In this interview, Swensen lays out solid strategies for investing. He also contrasts the techniques Yale’s multi-billion endowment fund uses with strategies he thinks are more suitable for investors with more modest portfolios [emphasis added]:

Keep It Simple, Says Yale’s Top Investor (New York Times, February 17, 2008, Geraldine Fabrikant)

…For most individual investors, he said, copying the strategies of institutions like Yale is virtually impossible: big investors have access to fund managers and arcane strategies that are beyond the reach of most people.

“The only people who should get involved are sophisticated individuals who have significant resources and a highly qualified investment staff,” Mr. Swensen said.

This is an important point. Yale’s endowment fund has resources that most investors simply do not have — $22 billion in assets and a full-time staff of investment professionals. The article continues,

“Most people do not have the resources and time to pick market-beating managers” of hedge funds, private equity funds or funds of funds, he said. And he said that the techniques used by hedge funds often result in higher taxes than those of index funds.

So he advocates another approach, which he outlined in the book “Unconventional Success: A Fundamental Approach to Personal Investment” (Free Press, 2005). He proposes a portfolio of 30 percent domestic stocks, 15 percent foreign stocks, and 5 percent emerging-market stocks, as well as 20 percent in real estate and 15 percent each in Treasury bonds and Treasury inflation-protected securities, or TIPS.
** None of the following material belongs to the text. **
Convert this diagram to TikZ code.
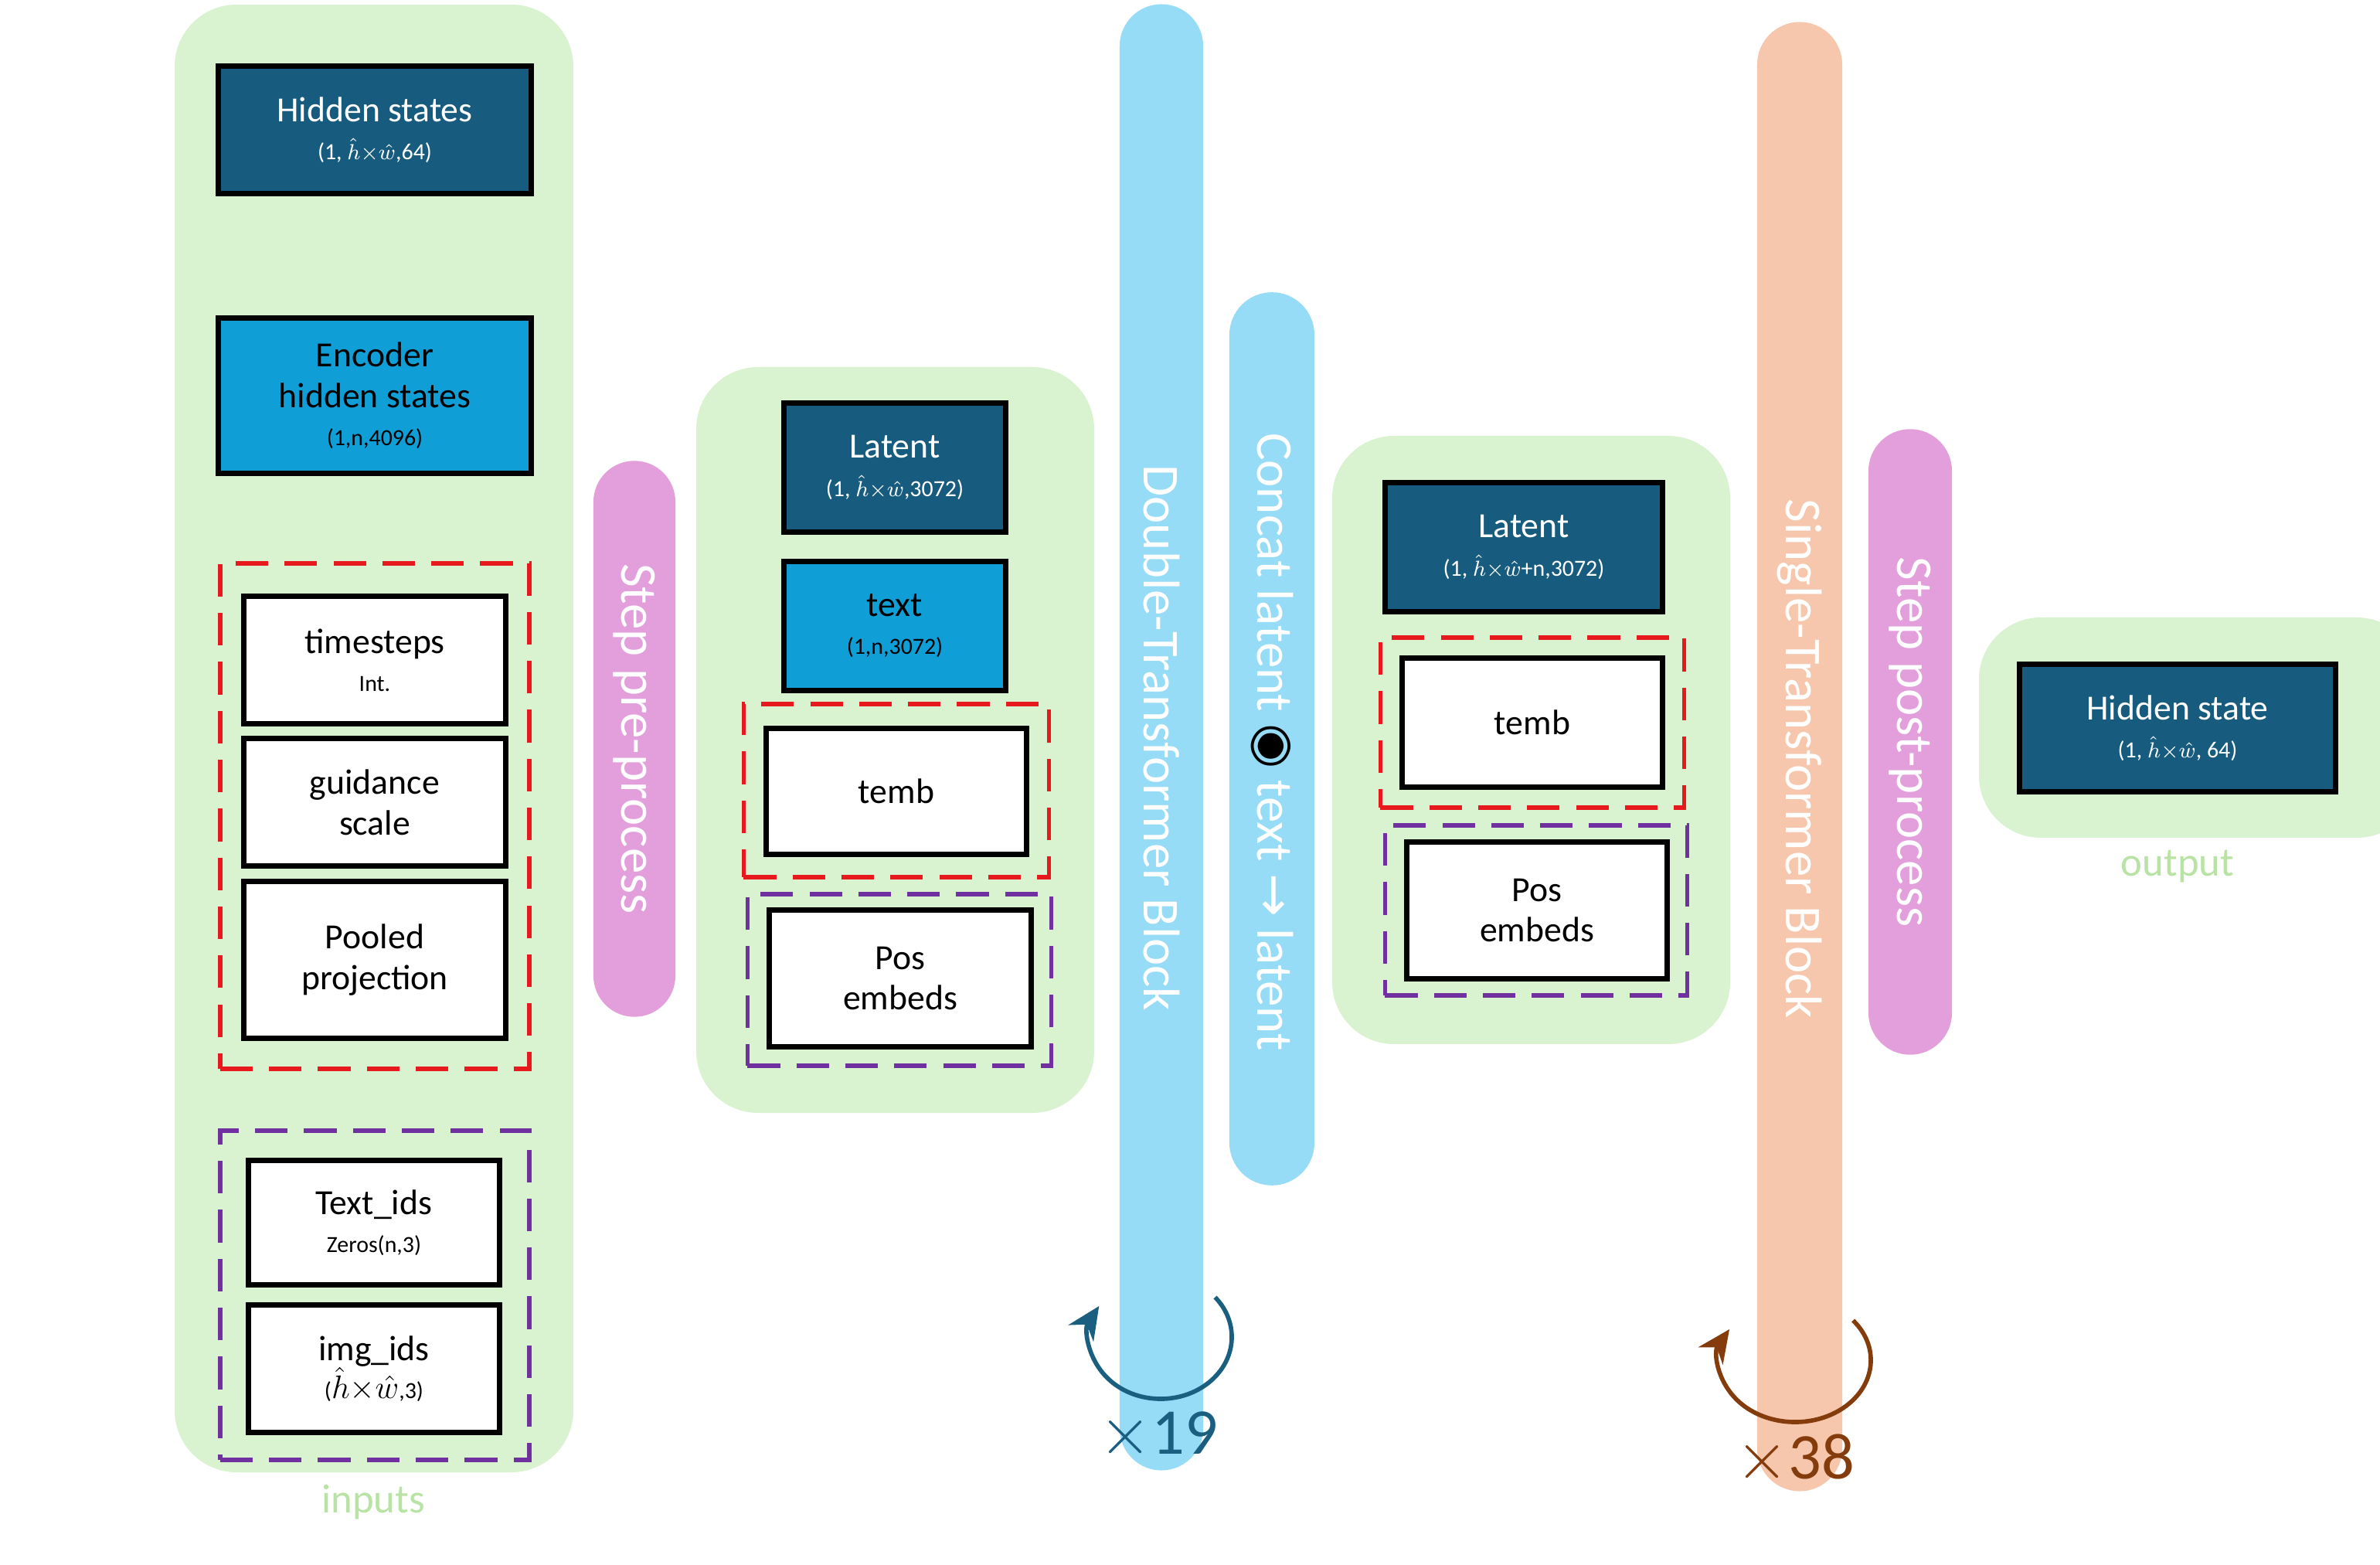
\documentclass[tikz,border=0pt]{standalone}
\usepackage{fontspec}
\usetikzlibrary{arrows.meta}
\setmainfont{Carlito}
\newfontfamily\djv{DejaVu Sans}
\begin{document}
\begin{tikzpicture}[x=0.01cm,y=-0.01cm,
  panel/.style={fill=pgreen,rounded corners=0.8cm},
  dbox/.style={draw=black,line width=2pt,fill=dblue,text=white,align=center,inner sep=0pt},
  mbox/.style={draw=black,line width=2pt,fill=mblue,text=black,align=center,inner sep=0pt},
  wbox/.style={draw=black,line width=2pt,fill=white,text=black,align=center,inner sep=0pt},
  rdash/.style={draw=dred,line width=1.6pt,dash pattern=on 12pt off 6pt,inner sep=0pt},
  pdash/.style={draw=dpurp,line width=1.6pt,dash pattern=on 12pt off 6pt,inner sep=0pt},
  big/.style={font=\fontsize{13}{15}\selectfont},
  pilltext/.style={text=white,rotate=-90,font=\fontsize{19}{21}\selectfont},
  lbl/.style={text=lgreen,font=\fontsize{15}{17}\selectfont}]
\definecolor{pgreen}{HTML}{D9F2D0}
\definecolor{dblue}{HTML}{175C7E}
\definecolor{mblue}{HTML}{109ED6}
\definecolor{dred}{HTML}{E8191C}
\definecolor{dpurp}{HTML}{7030A0}
\definecolor{pink}{HTML}{E29FDC}
\definecolor{lblue}{HTML}{97DCF7}
\definecolor{peach}{HTML}{F6C7AC}
\definecolor{loopb}{HTML}{1A5E80}
\definecolor{brown}{HTML}{843C0C}
\definecolor{lgreen}{HTML}{B8E3A4}
\newcommand{\sub}[1]{\\[-1pt]{\fontsize{8.5}{10}\selectfont #1}}
\newcommand{\hw}{$\hat{h}{\times}\hat{w}$}
\useasboundingbox (0,0) rectangle (3080,2025);
% panels
\fill[panel] (226,6) rectangle (742,1905);
\fill[panel] (901,475) rectangle (1416,1440);
\fill[panel] (1724,564) rectangle (2239,1351);
\fill[panel] (2561,799) rectangle (3130,1084);
% inputs
\node[dbox,big,minimum width=4.04cm,minimum height=1.65cm] (hs) at (485,168) {Hidden states\sub{(1, \hw,64)}};
\node[mbox,big,minimum width=4.04cm,minimum height=2.01cm] (enc) at (485,512) {Encoder\\hidden states\sub{(1,n,4096)}};
\node[rdash,minimum width=4.0cm,minimum height=6.54cm] (r1) at (485,1056) {};
\node[wbox,big,minimum width=3.38cm,minimum height=1.65cm] (ts) at (485,854) {timesteps\sub{Int.}};
\node[wbox,big,minimum width=3.38cm,minimum height=1.65cm] (gs) at (485,1038) {guidance\\scale};
\node[wbox,big,minimum width=3.38cm,minimum height=2.02cm] (pp) at (485,1242) {Pooled\\projection};
\node[pdash,minimum width=4.0cm,minimum height=4.26cm] (p1) at (485,1676) {};
\node[wbox,big,minimum width=3.24cm,minimum height=1.61cm] (ti) at (484,1582) {Text\_ids\sub{Zeros(n,3)}};
\node[wbox,big,minimum width=3.24cm,minimum height=1.65cm] (ii) at (484,1771) {img\_ids\\[-1pt]{\fontsize{8.5}{10}\selectfont(}{\fontsize{13}{15}\selectfont\hw}{\fontsize{8.5}{10}\selectfont,3)}};
\node[lbl] (inl) at (483,1944) {inputs};
% pre-process
\node[fill=pink,rounded corners=0.53cm,minimum width=1.06cm,minimum height=7.19cm,inner sep=0pt] (pre) at (821,956) {};
\node[pilltext] at (pre) {Step pre-process};
% panel 2
\node[dbox,big,minimum width=2.87cm,minimum height=1.67cm] (lat2) at (1158,605) {Latent\sub{(1, \hw,3072)}};
\node[mbox,big,minimum width=2.87cm,minimum height=1.67cm] (txt2) at (1158,810) {text\sub{(1,n,3072)}};
\node[rdash,minimum width=3.95cm,minimum height=2.24cm] (r2) at (1160,1023) {};
\node[wbox,big,minimum width=3.36cm,minimum height=1.63cm] (tm2) at (1160,1024) {temb};
\node[pdash,minimum width=3.93cm,minimum height=2.22cm] (p2) at (1164,1268) {};
\node[wbox,big,minimum width=3.38cm,minimum height=1.77cm] (pe2) at (1165,1266) {Pos\\embeds};
% double block
\node[fill=lblue,rounded corners=0.54cm,minimum width=1.08cm,minimum height=18.96cm,inner sep=0pt] (dbl) at (1503,954) {};
\node[pilltext] at (1503,955) {Double-Transformer Block};
\draw[loopb,line width=1.6pt,-{Stealth[length=12pt,width=11pt]}] (1502,1730) ++(40:0.92cm and 0.8cm) arc[start angle=40,end angle=-210,x radius=0.92cm,y radius=0.8cm];
\node[text=loopb,font=\fontsize{24}{26}\selectfont] (x19) at (1499,1858) {$\times$19};
% concat
\node[fill=lblue,rounded corners=0.55cm,minimum width=1.1cm,minimum height=11.55cm,inner sep=0pt] (cc) at (1646,956) {};
\node[pilltext] at (1646,960) {Concat latent {\djv\textcolor{black}{◉}} text {\djv→} latent};
% panel 3
\node[dbox,big,minimum width=3.59cm,minimum height=1.67cm] (lat3) at (1972,708) {Latent\sub{(1, \hw+n,3072)}};
\node[rdash,minimum width=3.93cm,minimum height=2.2cm] (r3) at (1983,935) {};
\node[wbox,big,minimum width=3.36cm,minimum height=1.67cm] (tm3) at (1983,935) {temb};
\node[pdash,minimum width=3.91cm,minimum height=2.2cm] (p3) at (1988,1178) {};
\node[wbox,big,minimum width=3.36cm,minimum height=1.77cm] (pe3) at (1989,1178) {Pos\\embeds};
% single block
\node[fill=peach,rounded corners=0.55cm,minimum width=1.1cm,minimum height=19cm,inner sep=0pt] (sgl) at (2329,979) {};
\node[pilltext] at (2329,982) {Single-Transformer Block};
\draw[brown,line width=1.6pt,-{Stealth[length=12pt,width=11pt]}] (2323,1760) ++(40:0.98cm and 0.8cm) arc[start angle=40,end angle=-210,x radius=0.98cm,y radius=0.8cm];
\node[text=brown,font=\fontsize{24}{26}\selectfont] (x38) at (2323,1888) {$\times$38};
% post-process
\node[fill=pink,rounded corners=0.54cm,minimum width=1.08cm,minimum height=8.09cm,inner sep=0pt] (post) at (2472,960) {};
\node[pilltext] at (post) {Step post-process};
% output
\node[dbox,big,minimum width=4.09cm,minimum height=1.65cm] (hso) at (2818,942) {Hidden state\sub{(1, \hw, 64)}};
\node[lbl] (outl) at (2818,1121) {output};
\end{tikzpicture}
\end{document}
The real estate investment can be made through real estate index funds. Though the real estate market has declined and your portfolio is below its target allocation to it, he said, don’t try to time the market. Go ahead and rebalance because no one really knows where the market’s bottom is.

Diversification will buffer a portfolio from declines in specific asset classes. For example, he said: “If the dollar declines dramatically, you have foreign and emerging-market equities. And a declining dollar may well be associated with inflation, but a diversified portfolio would include TIPS,” to provide a hedge. “That means if any of these scenarios play out, an investor has sizable chunks of his portfolio that protect against them,” Mr. Swensen said.

What he is outlining is a portfolio with 50% in stock mutual funds plus 20% in real estate funds and the balance of 30% in Treasury bonds. To put this in perspective, think in terms of the four major assets classes (stocks, real estate, bonds and cash).